I have holden my telling:
Have a bob of cherries.

(Basically: “Hail, beautiful babe, and maker of the whole world; born of Blessed Mary. You have defeated the wile devil. And look! He’s such a happy baby, he laughs so sweetly! Oh, I almost forgot, here’s some candy.”)

We’re clearly not at the level of the magi here. No gold, frankincense, or myrrh. This shepherd just has a little something picked up from a fruit stand on the way.

Then the second shepherd steps forward:

Hail, sovereign saviour, for thou has us sought! [….]
Hail! I kneel and I cower. A bird have I brought…

And the third:

Hail, darling dear, full of Godhead!
I pray thee be near when that I have need. [….]
Hail! Put forth thy hand.
I bring thee but a ball:
Have and play thee withall,
And go to the tennis.

A bunch of cherries. A budgie. And a tennis ball. That’s all they have to give. It’s all they know to give. It’s all they’re able to give. And, I should add, now Mary and Joseph have to feed and clean up after a bird. They’ve actually been burdened in that sense.

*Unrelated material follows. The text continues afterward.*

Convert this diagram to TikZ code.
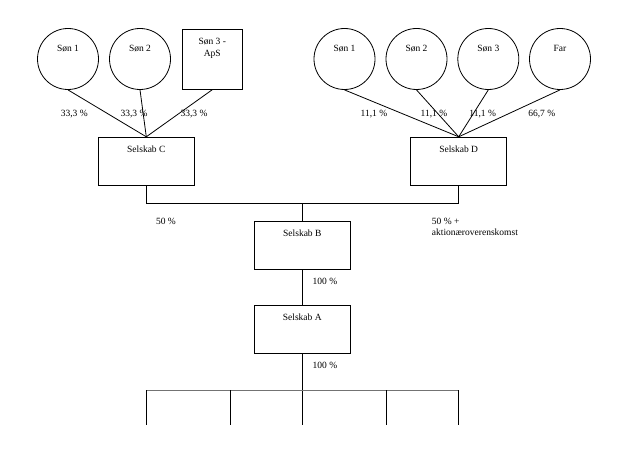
\documentclass[tikz,border=0pt]{standalone}
\usepackage{fontspec}
\setmainfont{Liberation Serif}
\begin{document}
\begin{tikzpicture}[x=1pt,y=-1pt,
  every node/.style={font=\fontsize{9.5}{11.5}\selectfont},
  ln/.style={line width=0.8pt},
  owner/.style={draw,circle,line width=0.8pt,minimum size=61pt,inner sep=0pt},
  ownsq/.style={draw,line width=0.8pt,minimum width=60pt,minimum height=60pt,inner sep=0pt},
  co/.style={draw,line width=0.8pt,minimum width=96pt,minimum height=48pt,inner sep=0pt},
  pct/.style={inner sep=0pt},
  circlab/.style={anchor=center,yshift=-20.5pt},
  toplab/.style={anchor=center,yshift=-12pt}]
\useasboundingbox (0,0) rectangle (618,457);
% owners of C
\node[owner,label={[circlab]north:Søn 1}] (cs1) at (68,59) {};
\node[owner,label={[circlab]north:Søn 2}] (cs2) at (140,59) {};
\node[ownsq,label={[anchor=north,align=center,yshift=-6pt]north:Søn 3 -\\ApS}] (cs3) at (212.3,59.3) {};
% owners of D
\node[owner,label={[circlab]north:Søn 1}] (ds1) at (344.5,59) {};
\node[owner,label={[circlab]north:Søn 2}] (ds2) at (416.5,59) {};
\node[owner,label={[circlab]north:Søn 3}] (ds3) at (488.3,59) {};
\node[owner,label={[circlab]north:Far}] (far) at (560,59) {};
% companies
\node[co,label={[toplab]north:Selskab C}] (C) at (146.3,161.2) {};
\node[co,label={[toplab]north:Selskab D}] (D) at (458.7,161.2) {};
\node[co,label={[toplab]north:Selskab B}] (B) at (302.3,245.5) {};
\node[co,label={[toplab]north:Selskab A}] (A) at (302.3,329.5) {};
% connectors
\draw[ln] (cs1.south) -- (C.north);
\draw[ln] (cs2.south) -- (C.north);
\draw[ln] (cs3.south) -- (C.north);
\draw[ln] (ds1.south) -- (D.north);
\draw[ln] (ds2.south) -- (D.north);
\draw[ln] (ds3.south) -- (D.north);
\draw[ln] (far.south) -- (D.north);
\coordinate (jB) at (302.3,203.3);
\draw[ln] (C.south) |- (jB) -| (D.south);
\draw[ln] (jB) -- (B.north);
\draw[ln] (B.south) -- (A.north);
\coordinate (bus) at (302.3,390);
\coordinate (b1) at (146.3,425);
\coordinate (b2) at (230.3,425);
\coordinate (b3) at (302.3,425);
\coordinate (b4) at (386.3,425);
\coordinate (b5) at (458.3,425);
\draw[ln] (A.south) -- (b3);
\draw[line width=1pt,black!55] (b1 |- bus) -- (b5 |- bus);
\foreach \b in {b1,b2,b4,b5} \draw[ln] (\b |- bus) -- (\b);
% percentages
\node[pct] (p1) at (74.3,114) {33,3 \%};
\node[pct] (p2) at (134,114) {33,3 \%};
\node[pct] (p3) at (194,114) {33,3 \%};
\node[pct] (p4) at (374,114) {11,1 \%};
\node[pct] (p5) at (434,114) {11,1 \%};
\node[pct] (p6) at (482.7,114) {11,1 \%};
\node[pct] (p7) at (541.7,114) {66,7 \%};
\node[pct] (p8) at (166,221.7) {50 \%};
\node[pct,anchor=north west,align=left] (p9) at (431.7,217.5) {50 \% +\\aktionæroverenskomst};
\node[pct] (p10) at (325,281) {100 \%};
\node[pct] (p11) at (325,365) {100 \%};
\end{tikzpicture}
\end{document}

The head teacher, so disappointed with the Christmas behaviour and performance of the school’s students, would not be impressed with these shepherds.

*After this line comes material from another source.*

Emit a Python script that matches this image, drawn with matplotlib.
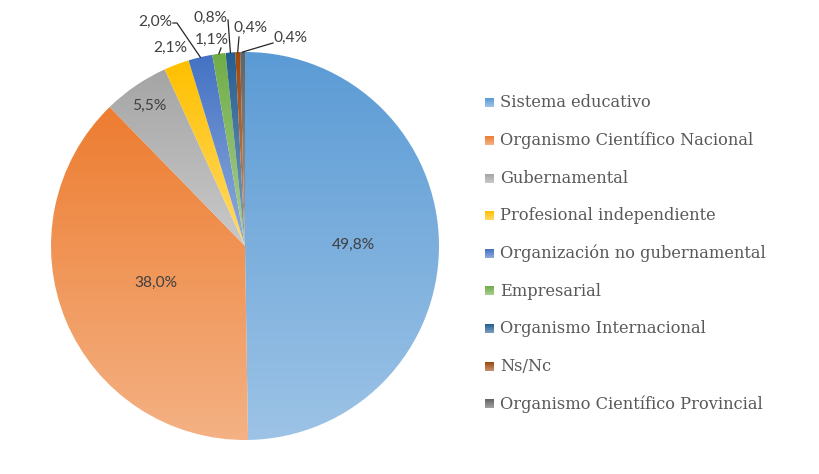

But that famous, award-winning playwright Tony Harrison, he sees something beautiful — simple, but beautiful — in the meagre offering of these shepherds. As Paul wrote to Titus: “When the goodness and loving kindness of God our Saviour appeared, God saved us, not because of any works of righteousness that we had done, but according to God’s mercy…”


In the Christmas story from Luke’s Gospel that we heard, there’s a contrast. A contrast between the first half and the second half of the story:

A contrast on one hand between the order and bureaucracy of the imperial edict — the registration and taxation that brought Mary and Joseph to Bethlehem. And the shock and surprise of the shepherds in the fields, when they’re visited by the angel, on the other. (A much different kind of announcement.)

A contrast between the unbudging lack of empathy that doesn’t find any room for Mary and Joseph in the inn. (Or, as we read from that British newspaper: The school said the concerns should have been raised using the [official] complaints procedure.) Contrasted with what I’m sure was an unexpected pop-in visit to the Holy Family, from a bunch shocked, unwashed, simple shepherds, awed at the sight of the baby in the manger. “Hail, darling dear, full of Godhead… I bring thee but a ball.”

Dietrich Bonhoeffer, who knew the comforts of wealth and education, but also knew the hardships of prison, and eventually, execution under the Third Reich, wrote this about Christmas:

If God chooses Mary as God’s instrument,
if God wants to come into this world
in the manger at Bethlehem,
that is no idyllic family affair,
but the beginning of a complete turnaround,
a reordering of everything on this earth.


 

What we celebrate at Christmas isn’t just some long ago historical event, nor a mythological story. The miracle and meaning of Christmas is that in Jesus, a Jewish peasant from the first century, we claim to have seen and experienced the fullness of God. The wonder of heaven touching earth. A complete turnaround, a reordering of everything on this earth. And this turnaround and reordering begins as early as at his humble birth. And are really a fulfillment and continuation of what had been the yearnings of his people for generations and centuries earlier.

A hope for the blessings of life. For a return from exile. For leadership (from the dynasty of David). For covenant, or relationship with God. For the building up of a house of prayer for all peoples. This is what God effects in Jesus, but sometimes in ways that are so different than what was expected, or could be imagined. This reordering and restoration of all things might surprise us, just like the head teacher of that school in Wales. The Christmas concert put on by the school’s students didn’t match the memories of Christmas concerts past. There’s lots of talk of restoration in the world today. The campaign of the 45th president of the United States was built on it. “Make America Great Again.” If you turn on the TV to TLC, or Discovery, or HGTV, you’re apt to find a show about restoration. The restoration of an old car, or Coke machine, or a house just outside Vancouver, with a view to die for, but a kitchen that is does not meet the needs of ‘this (or that) growing family.’

But in our celebration of Christmas we’re not talking about that kind of restoration. The reordering and restoration that’s brought about by the birth of the Saviour is the bringing together of heaven and earth. Not a leaving behind of the ordinary. Not a denial of the earthly. Not a shunning of simple or secular things. But a reordering and turnaround that comes when we start to see the heavenly within the ordinary. Where in God’s ‘yes’ to us in taking on our human flesh and our human existence in Jesus, all our lives and all our offerings are changed, reordered. Made well.

Like Leonard Cohen expressed it:

Ring the bells that still can ring
Forget your perfect offering
There is a crack, a crack in everything
That’s how the light gets in.

Like the shepherds who saw the skies cracked open, and were changed by the message of the angels, may we find our lives and our offerings renewed through our celebration of Christmas.

And may we take seriously Bonhoeffer’s words:

In the manger at Bethlehem,
that is no idyllic family affair,
but the beginning of a complete turnaround,
a reordering of everything on this earth. [….]
Therefore we cannot approach his manger
as if it were the cradle of any other child.
Those who wish to come to his manger
find that something is happening within them.

“When the goodness and loving kindness of God our Saviour appeared, God saved us, not because of any works of righteousness that we had done, but according to God’s mercy, through the water of rebirth and renewal by the Holy Spirit.” Amen.